What’s really great about this project is that I cast on and started knitting it at the Olympics.  In my last post, I showed a photo of me with my knitting at the rowing at Eton Dorney last week.  Yesterday, we had tickets to see the women’s trampolining event at North Greenwich arena in London.  I had never seen this event before.  Did you know that these athletes reach heights of 10 metres above the trampoline?  It is like watching high platform diving, except instead of having an enormous pool of water to land in, they are aiming for an ‘X’ on a piece of fabric.  It is pretty frightening.

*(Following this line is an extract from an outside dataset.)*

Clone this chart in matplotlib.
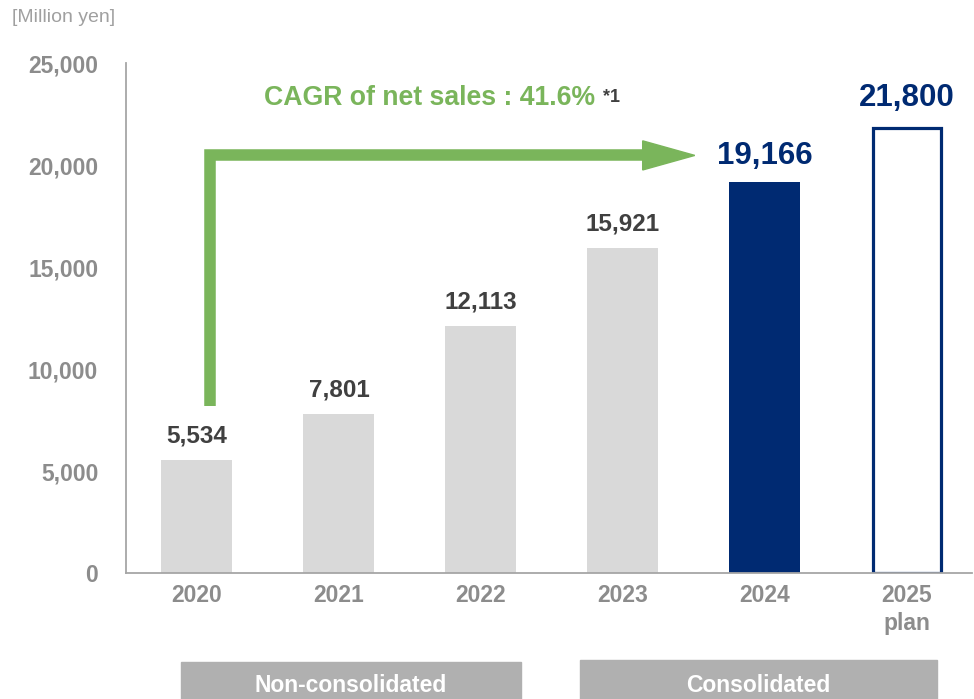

It’s hard to get a photo of this from the top level of a huge stadium without a telephoto lens, but that didn’t keep Doug from trying.  The above is a very cropped and blown up bit of a photo which shows the two Canadian competitors; one is 10 metres above the trampoline, and the other is on the floor awaiting her routine.  Here is a great photo of a competitor seemingly suspended upside down in mid-air:

We were thrilled to see a Canadian gold medal (the first of these Games)!  The Canadians nearly came away with two medals; here was the final score:

It was a good day, and a fun crowd.  It was our third Olympic event, and we have yet to have any problems; everything has been working like clockwork.  And here I am knitting at the Olympics, once again.  (The seats next to me were not empty; they were temporarily vacated while the family sitting there went on a food run.  The little boy, who must have been about six, spent much of the event saying ‘boing, boing, boing’ with every jump. Luckily, it was charming rather than annoying.)

Now, it’s back to my stealth knitting (this time watching the track and field from the comfort of my couch).

Knitting at the Olympics? Why, yes!

Knitting at the Olympics?

Why, yes!  Doesn’t everyone?

Today we were among a very lucky crowd, braving the wind and clouds at Eton Dorney, the Olympics Rowing site, to watch hours of Olympic rowing!  The crowds were so great.  We were of course surrounded by Team GB supporters, but also by tons of Dutch, German, Danish, South African, Canadian and US supporters among many others.  Everyone was lovely, cheerfully cheering everyone along, winners and losers, regardless of nation.  (Of course everyone cheered for their own team, but enthusiastically cheered for everyone else too.) The TV coverage might make you think that this is all about medals, and all about nationalism; but when you are there, you realize that it is all about people, and sports, and making an effort and fun.   And that people, really, are lovely.


German fans:

Canadian fans:

British fans:

Little fans:

Multinational fans (Emma, Leah, Kelly and Doug – the original Canadian, American, Australian, German, British fans! – We cheer for everyone!):

Women’s eights:

Canadian oar:



British medalists take a bow:

And the knitting?  What was that all about?  Well, truthfully, I knit only long enough to take the photo, and then tucked it back in my bag.  Why would I do this at all?  Well, for you non-knitters out there, knitters have a special relationship with the Olympics (we’ve even received cease and desist letters from the US Olympic Committee).  You knitters will know what I am talking about.  I couldn’t go to the Olympics and not knit (if only for a minute.)  And for the rest of you, believe me, it’s a knitting thing.  (Ten points to anyone who recognized that I was wearing the Levenwick cardigan.)